**Exercise objective**
Transcribe every line from the top down to the line with "(p1teen-3) -- (p1jay-3);", both ends included, but not the pictures.

**Supplied data**
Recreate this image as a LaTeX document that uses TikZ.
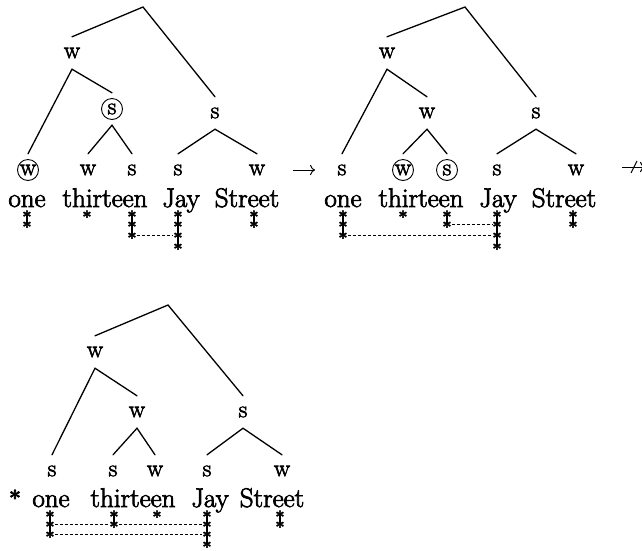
\documentclass[tikz,border=0pt]{standalone}
\usepackage{fontspec}
\setmainfont{Latin Modern Roman}[FakeBold=2.6]
\usetikzlibrary{arrows.meta}
\newcommand\gridcol[4]{% #1 name, #2 x, #3 baseline y, #4 offsets
  \foreach \o [count=\k] in {#4}{\node[astn] (#1-\k) at (#2,#3+\o) {\raisebox{-9.1pt}{*}};}}
\begin{document}
\begin{tikzpicture}[x=1pt,y=-1pt,
  tree/.style={line width=1.3pt, line cap=round},
  lab/.style={font=\fontsize{24}{26}\selectfont, inner sep=0pt, minimum height=32pt},
  ring/.style={circle, draw, line width=0.9pt, minimum size=21pt, inner sep=0pt},
  word/.style={font=\fontsize{27}{30}\selectfont, inner sep=0pt, anchor=base},
  astn/.style={inner sep=0pt, font=\fontsize{17}{17}\selectfont\bfseries,
               text height=3.5pt, text depth=3.5pt},
  col/.style={line width=1.4pt},
  clash/.style={line width=1pt, dash pattern=on 3pt off 2pt},
  arr/.style={line width=1pt, -{To[scale=1.3]}}]
\useasboundingbox (0,0) rectangle (642,550);

% ---------------- Panel 1 ----------------
\coordinate (r1) at (143,7);
\node[lab] (w1) at (72,53) {w};
\node[lab] (s1) at (215,113) {s};
\node[lab] (s1a) at (112,109) {s};
\node[ring] (c1a) at (s1a) {};
\node[lab] (b1a) at (28,170) {w};
\node[ring] (c1b) at (b1a) {};
\node[lab] (b1b) at (88,170) {w};
\node[lab] (b1c) at (132,170) {s};
\node[lab] (b1d) at (178,170) {s};
\node[lab] (b1e) at (257,170) {w};
\draw[tree] (w1.north) -- (r1) -- (s1.north);
\draw[tree] (b1a.north) -- (w1.south) -- (s1a.north);
\draw[tree] (b1b.north) -- (s1a.south) -- (b1c.north);
\draw[tree] (b1d.north) -- (s1.south) -- (b1e.north);
\coordinate (a1s) at (293,170); \coordinate (a1e) at (315,170);
\draw[arr] (a1s) -- (a1e);

\node[word] (t1a) at (27,207) {one};
\node[word] (t1b) at (105,207) {thirteen};
\node[word] (t1c) at (181,207) {Jay};
\node[word] (t1d) at (247,207) {Street};

\draw[col] (27,214) -- (27,224);
\draw[col] (132,214) -- (132,235);
\draw[col] (178,214) -- (178,246);
\draw[col] (254,214) -- (254,224);
\gridcol{p1one}{27}{207}{7,17}
\gridcol{p1thir}{87}{207}{7}
\gridcol{p1teen}{132}{207}{7,17,28}
\gridcol{p1jay}{178}{207}{7,17,28,39}
\gridcol{p1st}{254}{207}{7,17}
\draw[clash] (p1teen-3) -- (p1jay-3);

% ---------------- Panel 2 ----------------
\coordinate (r2) at (465,7);
\node[lab] (w2) at (387,53) {w};
\node[lab] (s2) at (536,113) {s};
\node[lab] (w2a) at (427,113) {w};
\node[lab] (b2a) at (342,170) {s};
\node[lab] (b2b) at (403,170) {w};
\node[ring] (c2b) at (b2b) {};
\node[lab] (b2c) at (447,170) {s};
\node[ring] (c2c) at (b2c) {};
\node[lab] (b2d) at (497,170) {s};
\node[lab] (b2e) at (576,170) {w};
\draw[tree] (w2.north) -- (r2) -- (s2.north);
\draw[tree] (b2a.north) -- (w2.south) -- (w2a.north);
\draw[tree] (b2b.north) -- (w2a.south) -- (b2c.north);
\draw[tree] (b2d.north) -- (s2.south) -- (b2e.north);
\coordinate (a2s) at (622,167); \coordinate (a2e) at (645,167);
\coordinate (x2a) at (631,173); \coordinate (x2b) at (637,161);
\draw[arr] (a2s) -- (a2e);
\draw[line width=1pt] (x2a) -- (x2b);

\node[word] (t2a) at (343,207) {one};
\node[word] (t2b) at (421,207) {thirteen};
\node[word] (t2c) at (498,207) {Jay};
\node[word] (t2d) at (564,207) {Street};

\draw[col] (343,214) -- (343,235);
\draw[col] (447,214) -- (447,224);
\draw[col] (497,214) -- (497,246);
\draw[col] (573,214) -- (573,224);
\gridcol{p2one}{343}{207}{7,17,28}
\gridcol{p2thir}{403}{207}{7}
\gridcol{p2teen}{447}{207}{7,17}
\gridcol{p2jay}{497}{207}{7,17,28,39}
\gridcol{p2st}{573}{207}{7,17}
\draw[clash] (p2teen-2) -- (p2jay-2);
\draw[clash] (p2one-3) -- (p2jay-3);

% ---------------- Panel 3 ----------------
\coordinate (r3) at (168,305);
\node[lab] (w3) at (95,352) {w};
\node[lab] (s3) at (243,412) {s};
\node[lab] (w3a) at (137,412) {w};
\node[lab] (b3a) at (52,471) {s};
\node[lab] (b3b) at (113,471) {s};
\node[lab] (b3c) at (155,471) {w};
\node[lab] (b3d) at (207,471) {s};
\node[lab] (b3e) at (282,471) {w};
\draw[tree] (w3.north) -- (r3) -- (s3.north);
\draw[tree] (b3a.north) -- (w3.south) -- (w3a.north);
\draw[tree] (b3b.north) -- (w3a.south) -- (b3c.north);
\draw[tree] (b3d.north) -- (s3.south) -- (b3e.north);

\node[inner sep=0pt, anchor=base, font=\fontsize{22}{22}\selectfont\bfseries] (star3) at (15,506) {*};
\node[word] (t3a) at (51,507) {one};
\node[word] (t3b) at (133,507) {thirteen};
\node[word] (t3c) at (210,507) {Jay};
\node[word] (t3d) at (272,507) {Street};

\draw[col] (50,514) -- (50,534);
\draw[col] (114,514) -- (114,524);
\draw[col] (207,514) -- (207,544);
\draw[col] (280,514) -- (280,524);
\gridcol{p3one}{50}{507}{7,17,27}
\gridcol{p3thir}{114}{507}{7,17}
\gridcol{p3teen}{157}{507}{7}
\gridcol{p3jay}{207}{507}{7,17,27,37}
\gridcol{p3st}{280}{507}{7,17}
\draw[clash] (p3one-2) -- (p3thir-2);
\draw[clash] (p3thir-2) -- (p3jay-2);
\draw[clash] (p3one-3) -- (p3jay-3);
\end{tikzpicture}
\end{document}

**Output**
Recreate this image as a LaTeX document that uses TikZ.
\documentclass[tikz,border=0pt]{standalone}
\usepackage{fontspec}
\setmainfont{Latin Modern Roman}[FakeBold=2.6]
\usetikzlibrary{arrows.meta}
\newcommand\gridcol[4]{% #1 name, #2 x, #3 baseline y, #4 offsets
  \foreach \o [count=\k] in {#4}{\node[astn] (#1-\k) at (#2,#3+\o) {\raisebox{-9.1pt}{*}};}}
\begin{document}
\begin{tikzpicture}[x=1pt,y=-1pt,
  tree/.style={line width=1.3pt, line cap=round},
  lab/.style={font=\fontsize{24}{26}\selectfont, inner sep=0pt, minimum height=32pt},
  ring/.style={circle, draw, line width=0.9pt, minimum size=21pt, inner sep=0pt},
  word/.style={font=\fontsize{27}{30}\selectfont, inner sep=0pt, anchor=base},
  astn/.style={inner sep=0pt, font=\fontsize{17}{17}\selectfont\bfseries,
               text height=3.5pt, text depth=3.5pt},
  col/.style={line width=1.4pt},
  clash/.style={line width=1pt, dash pattern=on 3pt off 2pt},
  arr/.style={line width=1pt, -{To[scale=1.3]}}]
\useasboundingbox (0,0) rectangle (642,550);

% ---------------- Panel 1 ----------------
\coordinate (r1) at (143,7);
\node[lab] (w1) at (72,53) {w};
\node[lab] (s1) at (215,113) {s};
\node[lab] (s1a) at (112,109) {s};
\node[ring] (c1a) at (s1a) {};
\node[lab] (b1a) at (28,170) {w};
\node[ring] (c1b) at (b1a) {};
\node[lab] (b1b) at (88,170) {w};
\node[lab] (b1c) at (132,170) {s};
\node[lab] (b1d) at (178,170) {s};
\node[lab] (b1e) at (257,170) {w};
\draw[tree] (w1.north) -- (r1) -- (s1.north);
\draw[tree] (b1a.north) -- (w1.south) -- (s1a.north);
\draw[tree] (b1b.north) -- (s1a.south) -- (b1c.north);
\draw[tree] (b1d.north) -- (s1.south) -- (b1e.north);
\coordinate (a1s) at (293,170); \coordinate (a1e) at (315,170);
\draw[arr] (a1s) -- (a1e);

\node[word] (t1a) at (27,207) {one};
\node[word] (t1b) at (105,207) {thirteen};
\node[word] (t1c) at (181,207) {Jay};
\node[word] (t1d) at (247,207) {Street};

\draw[col] (27,214) -- (27,224);
\draw[col] (132,214) -- (132,235);
\draw[col] (178,214) -- (178,246);
\draw[col] (254,214) -- (254,224);
\gridcol{p1one}{27}{207}{7,17}
\gridcol{p1thir}{87}{207}{7}
\gridcol{p1teen}{132}{207}{7,17,28}
\gridcol{p1jay}{178}{207}{7,17,28,39}
\gridcol{p1st}{254}{207}{7,17}
\draw[clash] (p1teen-3) -- (p1jay-3);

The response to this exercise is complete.